Compounding and Consistency: The Mathematics Behind Real Wealth

This article shows how combining compounding with regular contributions—weekly, monthly, or even annually—dramatically changes long-term investment results. Using 30 years of SPY data, it compares multiple contribution frequencies and shows why timing matters far less than disciplined, repeated investing.

11/18/20252 min read

Often we hear the expression that compounding is the 8th wonder of the universe.
Yes, it is — but why?

Because compounding quietly does something the human brain is terrible at understanding:
it turns time into an exponential multiplier.

Most things in life grow linearly — effort in, result out.
But compounding flips the logic: past gains start generating new gains, which then produce more gains, and so on. The growth stops being proportional to the effort and becomes proportional to the total accumulated base.

That is why a small difference in return or time becomes massive over long horizons.
That is why early action beats perfect action.
That is why patience outperforms brilliance.

Compounding is the 8th wonder not because it is complicated,
but because it quietly bends the rules of growth in your favor — if you give it enough time.

To further amplifying gains many traders and investors combine compounding with dollar cost averaging. Why is this?

Dollar-Cost Averaging (DCA) is a simple investment technique where you invest a fixed amount of money at regular intervals — for example, every week or every month — regardless of the market price.

When prices are high, your fixed amount buys fewer units.
When prices are low, the same amount buys more units.
Over time, this smooths out the average purchase cost and reduces the impact of bad timing.

Returns are exponentially amplified.

How much can consistency and timing really change the outcome?
Let’s walk through a simple example.

Imagine starting with $10,000 invested in SPY (the S&P 500 ETF) at its launch in 1993.
Then imagine adding $12,000 every year, for a total of $393,190 contributed over the entire period.

A common question I get is:
“How often should I add money? Weekly? Monthly? Once a year?”
Frequency matters — a lot.

To illustrate this, I compared six scenarios using the same total amount invested:

  • Weekly contributions

  • Monthly contributions

  • Yearly contributions

  • One lump-sum every 5 years

  • A perfect investment at the bottom of the 2007–2009 crisis

  • A terrible investment at the market peak right before that crisis

The results are striking.

Yes — if you perfectly catch the bottom of a recession, your returns explode.
But in real life, no one knows where the bottom is.

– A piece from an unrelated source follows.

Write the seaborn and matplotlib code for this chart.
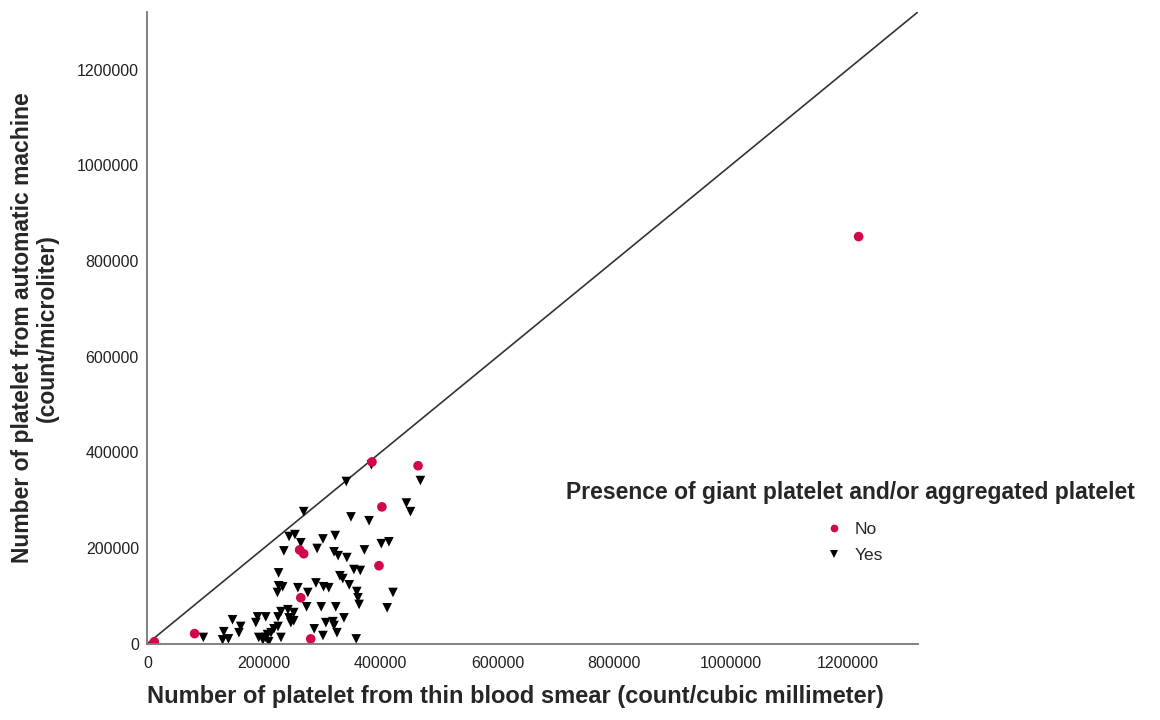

What surprised me was that even investing at the absolute peak before the Great Financial Crisis, given enough time (around 20+ years), the long-run outcome is not catastrophic. Not optimal — but not disastrous either.

So what’s the best frequency, since we can’t time the market?
Weekly and monthly contributions consistently outperform.
Annual or once-every-five-years contributions lag meaningfully behind.

Here’s the most interesting part:
We started with $10,000, added a total of $393,190, and after roughly 30 years the portfolio grew to more than $3,000,000.
If we had not contributed regularly, the final value would have been only $276,366.

In the end, wealth isn’t built through brilliance or perfect timing — it’s built through discipline.
Small, steady contributions combined with compounding create results that look impossible at the beginning and inevitable at the end.